Le 3i juillet au soir, le stationnaire tire un coup de canon; c’est le signal de la clôture de la traite et du départ des navires. Ceux des Maures qui n’ont pas encore vendu leur gomme, la remportent, et font des trous dans la terre, où ils la conservent jusqu’à la traite prochaine. C’est à cette époque que les coutumes achèvent d’être soldées, parce que les traitans ne les paient jamais d’avance, dans la crainte que les chefs ne fassent diriger les gommes sur un autre point pour avoir doubles coutumes. Ce n’est également qu’après le retour du stationnaire à Saint -Louis que le roi reçoit celles qui sont consenties par le gouvernement pour assurer la protection du commerce. Le 1er août, le stationnaire met à la voile, et ordinairement tous les navires traitans le suivent.
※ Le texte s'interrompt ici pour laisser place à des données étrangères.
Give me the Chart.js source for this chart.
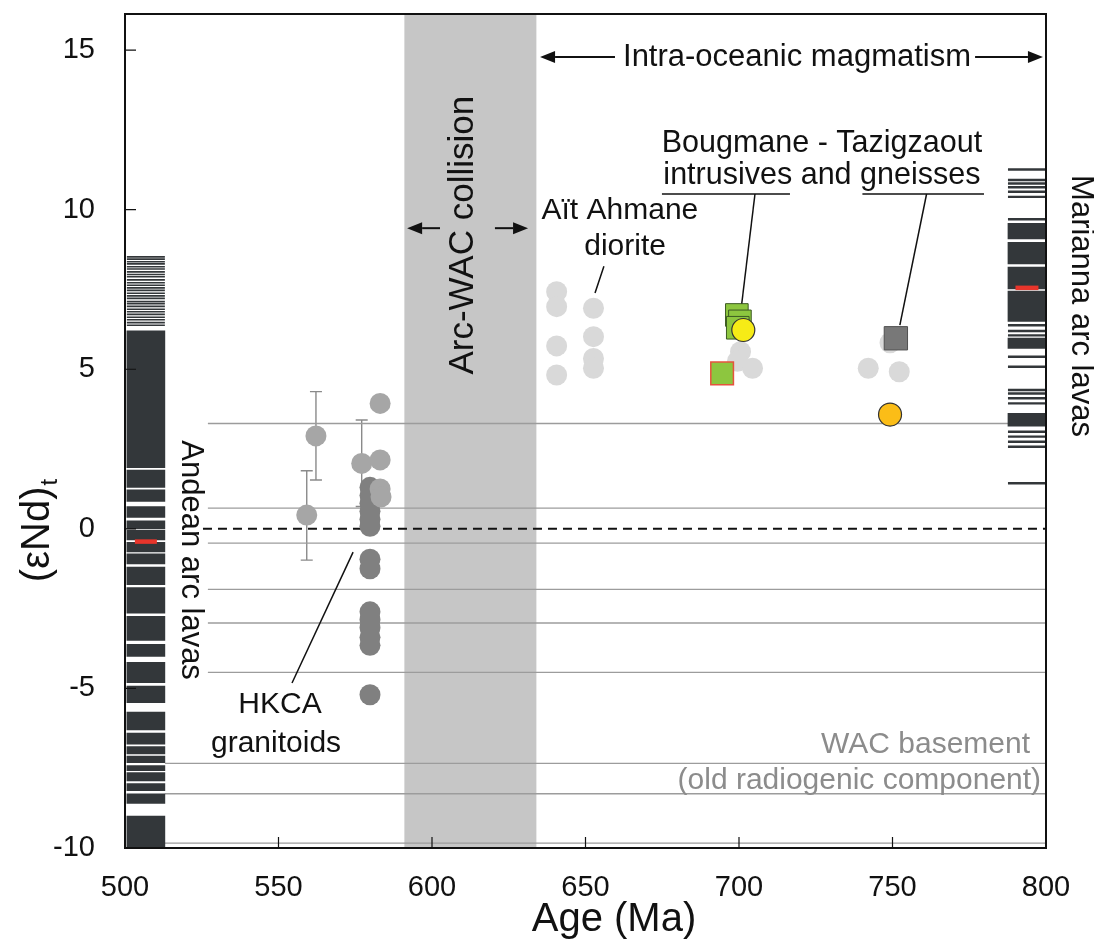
<!DOCTYPE html>
<html>
<head>
<meta charset="utf-8">
<script src="https://cdn.jsdelivr.net/npm/chart.js@4.4.1/dist/chart.umd.min.js"></script>
<style>
  html, body { margin: 0; background: #fff; }
  #wrap { width: 1094px; height: 941px; }
</style>
</head>
<body>
<div id="wrap"><canvas id="nd"></canvas></div>
<script>
/* eNd(t) vs age — Anti-Atlas arc magmatism */

const FONT = "'Liberation Sans', Arial, sans-serif";

const xTicks = [500, 550, 600, 650, 700, 750, 800];
const yTicks = [-10, -5, 0, 5, 10, 15];
const collisionAges = [591, 634];

// HKCA granitoids
const hkcaAge = 579.8;
const hkcaDark = [1.3, 1.05, 0.8, 0.55, 0.3, 0.08, -0.95, -1.25, -2.6, -2.85, -3.1, -3.4, -3.65, -5.2];
const hkcaLightAges = [559.2, 562.2, 577.1, 583.1, 583.1, 583.1, 583.4];
const hkcaLight = [0.43, 2.91, 2.05, 3.93, 2.16, 1.25, 1.0];
const errAges = [559.2, 562.2, 577.1];
const errLo = [-0.98, 1.53, 0.7];
const errHi = [1.82, 4.3, 3.41];

// Aït Ahmane diorite and other intra-oceanic samples
const lightAges = [640.6, 640.6, 640.6, 640.6, 652.6, 652.6, 652.6, 652.6, 700.5, 699.5, 704.4, 742.1, 752.2, 749.2];
const lightVals = [7.43, 6.96, 5.73, 4.82, 6.91, 6.02, 5.34, 5.03, 5.55, 5.25, 5.03, 5.03, 4.92, 5.83];

// Bougmane - Tazigzaout
const intrusiveAges = [699.3, 700.3, 699.6];
const intrusiveVals = [6.7, 6.5, 6.3];
const intrusiveRedAge = [694.5];
const intrusiveRedVal = [4.87];
const yellowAge = [701.4];
const yellowVal = [6.23];
const gneissAge = [751.1];
const gneissVal = [5.97];
const orangeAge = [749.2];
const orangeVal = [3.58];

// arc lava compilations (each line = one analysis, blocks = densely packed analyses)
const andeanAge = 506.8;
const andeanLines = [8.52, 8.45, 8.37, 8.3, 8.21, 8.14, 8.05, 7.97, 7.9, 7.8, 7.71, 7.63, 7.55, 7.47, 7.38, 7.3,
  7.22, 7.12, 7.05, 6.97, 6.88, 6.8, 6.72, 6.63, 6.55, 6.46, 6.38];
const andeanBlocks = [[1.92, 6.2], [1.3, 1.84], [0.86, 1.22], [0.36, 0.7], [0.0, 0.25], [-0.35, -0.05],
  [-0.72, -0.42], [-1.1, -0.78], [-1.75, -1.2], [-2.64, -1.84], [-3.5, -2.74], [-4.0, -3.62], [-4.82, -4.18],
  [-5.45, -4.93], [-6.3, -5.74], [-6.75, -6.4], [-7.05, -6.82], [-7.33, -7.12], [-7.58, -7.42], [-7.9, -7.64],
  [-8.2, -7.98], [-8.6, -8.3], [-9.98, -9.0]];
const andeanMean = [-0.4];

const mariannaAge = 793.8;
const mariannaLines = [11.26, 10.93, 10.82, 10.7, 10.56, 10.4, 9.7, 6.38, 6.2, 6.06, 5.39, 5.08, 4.35, 4.24,
  4.09, 3.93, 3.04, 2.89, 2.73, 2.57, 1.43];
const mariannaBlocks = [[9.08, 9.57], [8.3, 8.98], [7.52, 8.2], [6.5, 7.45], [5.65, 5.98], [3.22, 3.62]];
const mariannaMean = [7.55];

// reference levels
const refLevels = [3.3, 0.65, -0.45, -1.9, -2.95, -4.5];
const refFrom = 527;
const wacLevels = [-7.35, -8.3, -9.85];
const wacFrom = 513;
const zeroFrom = 525.4;

/* ── helpers ─────────────────────────────────────────── */
const pts = (ages, vals) => vals.map((v, i) => ({ x: Array.isArray(ages) ? ages[i] : ages, y: v }));
const hline = (v, from) => [{ x: from, y: v }, { x: 800, y: v }];

const DARK = '#33373a';

function dot(data, color, radius, order, extra) {
  return Object.assign({
    type: 'scatter', data, order,
    pointRadius: radius, pointBackgroundColor: color, pointBorderWidth: 0, pointStyle: 'circle'
  }, extra || {});
}
function tick(data, color, radius, width, order) {
  return { type: 'scatter', data, order, pointStyle: 'line', pointRadius: radius,
    pointBorderColor: color, pointBorderWidth: width };
}
function block(data, order) {
  return { type: 'bar', data, order, grouped: false, barThickness: 38,
    backgroundColor: DARK, borderWidth: 0 };
}

const datasets = [];
refLevels.forEach(v => datasets.push({ type: 'line', data: hline(v, refFrom), borderColor: '#9c9c9c',
  borderWidth: 1.3, pointRadius: 0, order: 20 }));
wacLevels.forEach(v => datasets.push({ type: 'line', data: hline(v, wacFrom), borderColor: '#9c9c9c',
  borderWidth: 1.3, pointRadius: 0, order: 20 }));
datasets.push({ type: 'line', data: hline(0, zeroFrom), borderColor: '#111', borderWidth: 2,
  borderDash: [9, 6], pointRadius: 0, order: 19 });

datasets.push(block(andeanBlocks.map(r => ({ x: andeanAge, y: r })), 15));
datasets.push(tick(pts(andeanAge, andeanLines), DARK, 19, 1.6, 14));
datasets.push(tick(pts(andeanAge, andeanMean), '#e8352b', 11, 4.5, 13));
datasets.push(block(mariannaBlocks.map(r => ({ x: mariannaAge, y: r })), 15));
datasets.push(tick(pts(mariannaAge, mariannaLines), DARK, 19, 2.4, 14));
datasets.push(tick(pts(mariannaAge, mariannaMean), '#e8352b', 11.5, 4.5, 13));

datasets.push(dot(pts(lightAges, lightVals), '#d9d9d9', 10.5, 9));
datasets.push(dot(pts(hkcaAge, hkcaDark), '#808080', 10.5, 8));
datasets.push(dot(pts(hkcaLightAges, hkcaLight), '#a6a6a6', 10.5, 7));
datasets.push(dot(pts(intrusiveAges, intrusiveVals), '#8dc63f', 16, 5,
  { pointStyle: 'rect', pointBorderColor: '#3c5a22', pointBorderWidth: 1 }));
datasets.push(dot(pts(intrusiveRedAge, intrusiveRedVal), '#8dc63f', 16, 5,
  { pointStyle: 'rect', pointBorderColor: '#e5533d', pointBorderWidth: 1.5 }));
datasets.push(dot(pts(gneissAge, gneissVal), '#787878', 16.5, 5,
  { pointStyle: 'rect', pointBorderColor: '#505050', pointBorderWidth: 1 }));
datasets.push(dot(pts(yellowAge, yellowVal), '#f6eb16', 11.5, 3,
  { pointBorderColor: '#333', pointBorderWidth: 1.2 }));
datasets.push(dot(pts(orangeAge, orangeVal), '#fbbd17', 11.5, 3,
  { pointBorderColor: '#333', pointBorderWidth: 1.2 }));

/* ── drawing helpers for annotations ─────────────────── */
function txt(ctx, s, px, py, size, opts) {
  opts = opts || {};
  ctx.save();
  ctx.translate(px, py);
  if (opts.rot) ctx.rotate(opts.rot);
  ctx.font = size + 'px ' + FONT;
  ctx.fillStyle = opts.color || '#111';
  ctx.textAlign = opts.align || 'center';
  ctx.textBaseline = 'middle';
  ctx.fillText(s, 0, 0);
  ctx.restore();
}
function arrow(ctx, x0, x1, yy) {
  const dir = Math.sign(x1 - x0), head = 15;
  ctx.lineWidth = 2;
  ctx.beginPath(); ctx.moveTo(x0, yy); ctx.lineTo(x1 - dir * head, yy); ctx.stroke();
  ctx.beginPath(); ctx.moveTo(x1, yy); ctx.lineTo(x1 - dir * head, yy - 6); ctx.lineTo(x1 - dir * head, yy + 6);
  ctx.closePath(); ctx.fill();
}
function seg(ctx, x0, y0, x1, y1, w) {
  ctx.lineWidth = w || 1.5;
  ctx.beginPath(); ctx.moveTo(x0, y0); ctx.lineTo(x1, y1); ctx.stroke();
}

const decor = {
  id: 'decor',
  beforeDatasetsDraw(chart) {
    const { ctx, chartArea: a, scales: { x, y } } = chart;
    ctx.save();
    ctx.fillStyle = '#c6c6c6';
    const b0 = x.getPixelForValue(collisionAges[0]), b1 = x.getPixelForValue(collisionAges[1]);
    ctx.fillRect(b0, a.top, b1 - b0, a.bottom - a.top);
    ctx.strokeStyle = '#8a8a8a';
    ctx.lineWidth = 1.4;
    errAges.forEach((ag, i) => {
      const px = x.getPixelForValue(ag), lo = y.getPixelForValue(errLo[i]), hi = y.getPixelForValue(errHi[i]);
      ctx.beginPath();
      ctx.moveTo(px, lo); ctx.lineTo(px, hi);
      ctx.moveTo(px - 6, lo); ctx.lineTo(px + 6, lo);
      ctx.moveTo(px - 6, hi); ctx.lineTo(px + 6, hi);
      ctx.stroke();
    });
    ctx.restore();
  },
  afterDatasetsDraw(chart) {
    const { ctx, chartArea: a, scales: { x, y } } = chart;
    const X = v => x.getPixelForValue(v), Y = v => y.getPixelForValue(v);
    ctx.save();
    ctx.strokeStyle = '#111';
    ctx.fillStyle = '#111';

    // frame + inward ticks
    ctx.lineWidth = 2;
    ctx.strokeRect(a.left, a.top, a.right - a.left, a.bottom - a.top);
    ctx.lineWidth = 1.2;
    ctx.beginPath();
    yTicks.forEach(v => { if (v > -10) { ctx.moveTo(a.left, Y(v)); ctx.lineTo(a.left + 11, Y(v)); } });
    xTicks.forEach(v => { if (v > 500 && v < 800) { ctx.moveTo(X(v), a.bottom); ctx.lineTo(X(v), a.bottom - 11); } });
    ctx.stroke();

    // intra-oceanic magmatism
    txt(ctx, 'Intra-oceanic magmatism', X(718.9), Y(14.78), 31);
    arrow(ctx, X(659.6), X(635.2), Y(14.78));
    arrow(ctx, X(776.9), X(799.0), Y(14.78));

    // collision band
    txt(ctx, 'Arc-WAC collision', X(610.1), Y(9.2), 35, { rot: -Math.PI / 2 });
    arrow(ctx, X(602.6), X(591.9), Y(9.42));
    arrow(ctx, X(620.5), X(631.3), Y(9.42));

    // Aït Ahmane
    txt(ctx, 'Aït Ahmane', X(661.2), Y(9.96), 30);
    txt(ctx, 'diorite', X(662.9), Y(8.83), 30);
    seg(ctx, X(656.0), Y(8.23), X(653.1), Y(7.39));

    // Bougmane - Tazigzaout
    txt(ctx, 'Bougmane - Tazigzaout', X(727.0), Y(12.06), 30.5);
    txt(ctx, 'intrusives and gneisses', X(727.0), Y(11.08), 30.5);
    seg(ctx, X(674.9), Y(10.49), X(716.6), Y(10.49));
    seg(ctx, X(740.2), Y(10.49), X(779.8), Y(10.49));
    seg(ctx, X(705.2), Y(10.49), X(700.9), Y(7.06));
    seg(ctx, X(761.1), Y(10.49), X(752.4), Y(6.38));

    // HKCA
    txt(ctx, 'HKCA', X(550.5), Y(-5.52), 30);
    txt(ctx, 'granitoids', X(549.2), Y(-6.74), 30);
    seg(ctx, X(574.3), Y(-0.73), X(554.4), Y(-4.83));

    // arc lava labels
    txt(ctx, 'Andean arc lavas', X(521.2), Y(-0.98), 31, { rot: Math.PI / 2 });
    txt(ctx, 'Marianna arc lavas', X(811.1), Y(6.98), 31, { rot: Math.PI / 2 });

    // WAC basement
    txt(ctx, 'WAC basement', X(794.8), Y(-6.77), 30, { color: '#8c8c8c', align: 'right' });
    txt(ctx, '(old radiogenic component)', X(798.4), Y(-7.9), 30, { color: '#8c8c8c', align: 'right' });

    // axis titles
    txt(ctx, 'Age (Ma)', 614, 920, 40);
    ctx.translate(36, 531);
    ctx.rotate(-Math.PI / 2);
    ctx.textAlign = 'left';
    ctx.textBaseline = 'alphabetic';
    ctx.font = '40px ' + FONT;
    const w = ctx.measureText('(εNd)').width;
    ctx.font = '24px ' + FONT;
    const ws = ctx.measureText('t').width;
    const s0 = -(w + ws) / 2;
    ctx.font = '40px ' + FONT;
    ctx.fillText('(εNd)', s0, 13);
    ctx.font = '24px ' + FONT;
    ctx.fillText('t', s0 + w + 1, 21);
    ctx.restore();
  }
};

new Chart(document.getElementById('nd'), {
  type: 'scatter',
  data: { datasets },
  options: {
    responsive: true,
    maintainAspectRatio: false,
    animation: false,
    events: [],
    layout: { autoPadding: false, padding: { top: 14, right: 48, left: 0, bottom: 0 } },
    plugins: { legend: { display: false }, tooltip: { enabled: false } },
    scales: {
      x: {
        type: 'linear', min: 500, max: 800, offset: false,
        afterBuildTicks: s => { s.ticks = xTicks.map(v => ({ value: v })); },
        afterFit: s => { s.height = 93; s.paddingLeft = 0; s.paddingRight = 0; },
        grid: { display: false, drawTicks: false, offset: false },
        border: { display: false },
        ticks: { color: '#111', padding: 23, maxRotation: 0, autoSkip: false, font: { family: FONT, size: 29 } }
      },
      y: {
        type: 'linear', min: -10, max: 16.13,
        afterBuildTicks: s => { s.ticks = yTicks.map(v => ({ value: v })); },
        afterFit: s => { s.width = 125; s.paddingTop = 0; s.paddingBottom = 0; },
        grid: { display: false, drawTicks: false },
        border: { display: false },
        ticks: { color: '#111', padding: 30, font: { family: FONT, size: 29 } }
      }
    }
  },
  plugins: [decor]
});
</script>
</body>
</html>
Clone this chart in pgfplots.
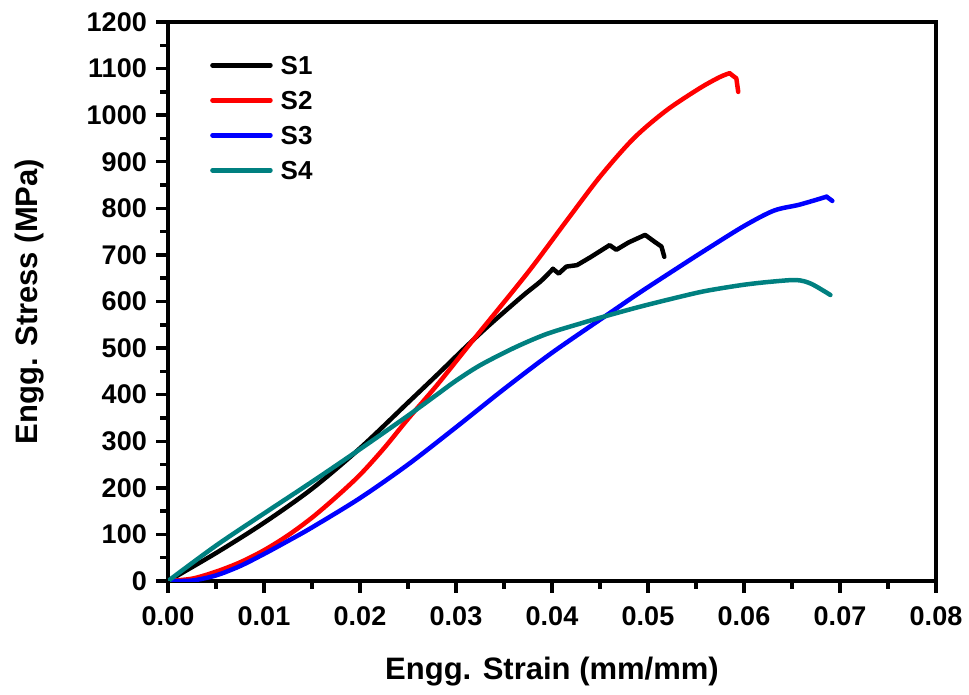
\documentclass[border=0pt]{standalone}
\usepackage{pgfplots}
\pgfplotsset{compat=1.18}
\usepackage{fontspec}
\setmainfont{Liberation Sans}
\definecolor{sfour}{RGB}{0,128,128}
\begin{document}
\begin{tikzpicture}
\begin{axis}[
  width=768pt, height=559pt, scale only axis=true,
  xmin=0, xmax=0.08, ymin=0, ymax=1200,
  xtick={0,0.01,...,0.08}, ytick={0,100,...,1200},
  major tick length=0pt, minor tick length=0pt,
  axis line style={line width=4pt},
  scaled x ticks=false,
  /pgf/number format/assume math mode=true,
  tick label style={font=\bfseries\fontsize{27}{27}\selectfont, inner sep=0pt},
  xticklabel style={anchor=north, yshift=-25pt, /pgf/number format/fixed,
    /pgf/number format/fixed zerofill, /pgf/number format/precision=2},
  yticklabel style={anchor=east, xshift=-21pt, /pgf/number format/1000 sep={}},
  xlabel={Engg. Strain (mm/mm)}, ylabel={Engg. Stress (MPa)},
  label style={font=\bfseries\fontsize{31}{31}\selectfont},
  xlabel style={at={(axis description cs:0.5,-0.177)}, anchor=base, inner sep=0pt},
  ylabel style={at={(axis description cs:-0.18,0.5)}, anchor=center, inner sep=0pt},
  legend style={at={(axis description cs:0.0547,0.939)}, anchor=north west, draw=none, fill=none,
    font=\bfseries\fontsize{26}{26}\selectfont, row sep=17pt, inner sep=0pt,
    nodes={inner sep=0pt, text height=18pt, text depth=0pt},
    /tikz/every odd column/.append style={column sep=8pt}},
  legend cell align=left,
  legend image code/.code={\draw[#1, line width=4.5pt] (0pt,0pt) -- (58pt,0pt);},
  every axis plot/.append style={line width=4.5pt, line join=round, line cap=round},
]
\addplot[black, smooth] coordinates {
(0,0) (0.005,60) (0.010,125) (0.015,198) (0.020,285) (0.025,383) (0.028,442)
(0.031,502) (0.0335,550) (0.037,613) (0.0388,643) (0.0401,670)};
\addlegendentry{S1}
\addplot[red, smooth] coordinates {
(0,0) (0.0025,5) (0.005,20) (0.0075,40) (0.010,66) (0.0125,98) (0.015,136)
(0.0175,180) (0.020,228) (0.0225,285) (0.025,348) (0.028,420) (0.0315,510)
(0.0374,660) (0.0414,770) (0.045,868) (0.0485,950) (0.0519,1010) (0.0554,1058)
(0.0575,1082) (0.0585,1090)};
\addlegendentry{S2}
\addplot[blue, smooth] coordinates {
(0,0) (0.0025,1) (0.005,12) (0.0075,32) (0.010,58) (0.0125,86) (0.015,115)
(0.020,178) (0.025,250) (0.030,330) (0.035,412) (0.040,490) (0.046,575)
(0.0492,620) (0.0533,675) (0.0561,712) (0.060,762) (0.0631,795) (0.0658,808)
(0.0686,825)};
\addlegendentry{S3}
\addplot[sfour, smooth] coordinates {
(0,0) (0.005,76) (0.010,145) (0.015,213) (0.020,283) (0.025,355) (0.028,400)
(0.030,430) (0.0325,463) (0.036,500) (0.0394,530) (0.043,553) (0.046,571)
(0.0492,589) (0.0533,610) (0.0561,623) (0.060,636) (0.0631,643) (0.0655,646)
(0.067,638) (0.069,614)};
\addlegendentry{S4}
\addplot[black, forget plot] coordinates {
(0.0401,670) (0.0407,660) (0.0415,675) (0.0426,678) (0.0440,695) (0.0460,721) (0.0467,711)
(0.0480,727) (0.0497,743) (0.0507,728) (0.0514,718) (0.0517,696)};
\addplot[red, forget plot] coordinates {(0.0585,1090) (0.0592,1079) (0.0594,1050)};
\addplot[blue, forget plot] coordinates {(0.0686,825) (0.0692,816)};
\end{axis}
% outside ticks on the left and bottom axis lines
\begin{scope}[shift={(current axis.south west)}, line width=3.5pt, black]
\foreach \i in {0,...,8} { \draw (\i*96pt,0pt) -- (\i*96pt,-12pt); }
\foreach \i in {0,...,7} { \draw (\i*96pt+48pt,0pt) -- (\i*96pt+48pt,-8pt); }
\foreach \i in {0,...,12} { \draw (0pt,\i*46.5833pt) -- (-12pt,\i*46.5833pt); }
\foreach \i in {0,...,11} { \draw (0pt,\i*46.5833pt+23.2917pt) -- (-8pt,\i*46.5833pt+23.2917pt); }
\end{scope}
\path (current axis.south west) ++(-168pt,-113pt) (current axis.north east) ++(33pt,22pt);
\end{tikzpicture}
\end{document}
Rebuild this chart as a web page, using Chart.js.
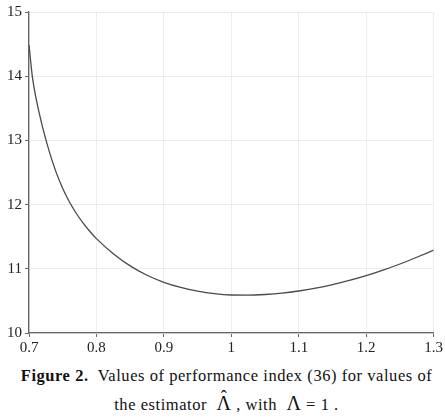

Je reprends la suite de mon journal.

Le 11 mai, je m’embarquai sur une péniche pour Saint-Louis; mon compagnon me suivit ; nous y arrivâmes le 16. En route, je fis mon possible pour éviter qu’il n’eût une entrevue avec Schims, chef de la tribu des Daoualaches (Cette tribu a un marché dans le bas du fleuve, connu sous le nom d’escale des Darmaiicours ou Darmanhous). Je ne fus pas assez heureux pour empêcher leur réunion ; ils se rencontrèrent dans un village voisin de son escale. Ils eurent ensemble une longue conversation, dans laquelle Schims instruisit mon marabout que l’année précédente j’avais été en relation avec lui, avant de me rendre chez les Braknas ; il ajouta que je lui avais proposé d’aller faire mon éducation chez lui, et entra dans de grands détails sur les raisons qui l’avaient empêché d’y consentir, fondées principalement sur les rapports qui lui avaient été faits à mon sujet. Dès que Schims m’aperçut, il dissimula, et me félicita sur ma conversion : je lui fis des reproches du refus qu’il avait fait de me recevoir dans son camp ; il me répéta ce qu’il venait de dire, et appuya beaucoup sur la mauvaise opinion que les enfans du Sénégal (les mulâtres) lui avaient donnée de moi : autrement, disait-il, il n’aurait pas hésité à m’emmener et à me traiter comme son fils.

Je m’efforçai, pendant le reste de l’entretien, de détruire l’impression que ces propos avaient faite sur mon marabout : mais je m’aperçus que j’avais perdu toute sa confiance, et qu’à moins d’un prompt retour et d’une feinte résolution de m’établir dans son pays, je ne pourrais en imposer plus long-temps, ni à lui, ni à sa nation.